"There are two types of pain, one that hurts you and the other that changes you" - Unknown
Beautiful Heartbreak - Hilary Weeks - Every Step: http://youtu.be/xyX-I-um5Kk
I have finally returned to writing again, after a very difficult year. My life journey over this past year has been one of trials, tears, fears, anxiety, disappointments, heartache, loss, great joy and unexpected miracles. In short, it has been quite a roller coaster ride! Extreme highs and extreme lows. Agony and ecstasy. I feel I have lived through an entire lifetime in a year - at least I have experienced enough in one year to last a lifetime. I didn't know one person could go through so much turmoil in such a short period of time and still survive!
I have also learned the value of the phrase "things take time". Perhaps this is God's way of teaching and testing my patience. Certainly, it has tried it. I have had experiences over the past year that I never expected to ever have to go through in my lifetime. As I look back, I don't know why I never thought they would happen to me and my loved ones. I guess I lived in a type of a bubble, expecting only good things to happen in life, and not the bad. The "happily ever after" syndrome. Pretty unrealistic. But, in spite of that fact, some of what could have turned out to be really bad turned out to be really good - even miraculous!
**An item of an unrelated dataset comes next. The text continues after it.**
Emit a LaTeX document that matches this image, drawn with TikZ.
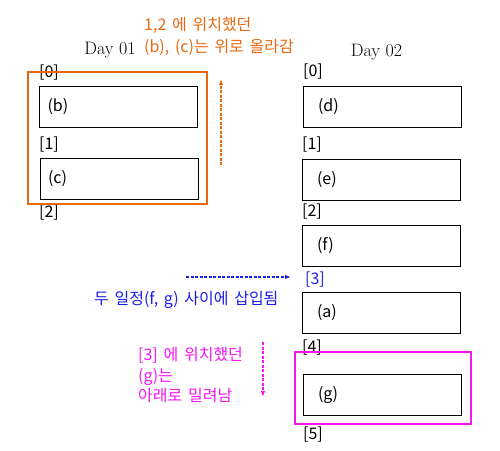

I have learned a lot about trusting God and His plan for me and my family over the last year. His plans are not always my plans. I have also learned alot about God's plans for families, and that it is much bigger and much broader than I ever imagined! I have also learned that God strengthens us through difficulties and "saves" us in unexpected, but glorious ways. He compensates us for our losses. He carries us when we no longer have the strength to carry on. Truly, His grace IS amazing, and sufficient.
I have learned that I was capable of doing some really hard things. I learned how very much I love my family. I have learned that we can get through difficult times much better working together and supporting each other, than we could ever do alone. I have learned that God put this family together for a reason; that when we pull together and love and support each other, no matter what, God helps us get through the rough parts of life.
I would never want to relive this year again-ever. It has truly been "the worst of times and the best if times". But, I have learned this great lesson that, "if God brings you to it, He will lead you through it". We are NEVER alone in our trials in this life journey. We have a Father in Heaven who cares and is always there to hear, help and heal us; and He will make everything right - if not today, then someday.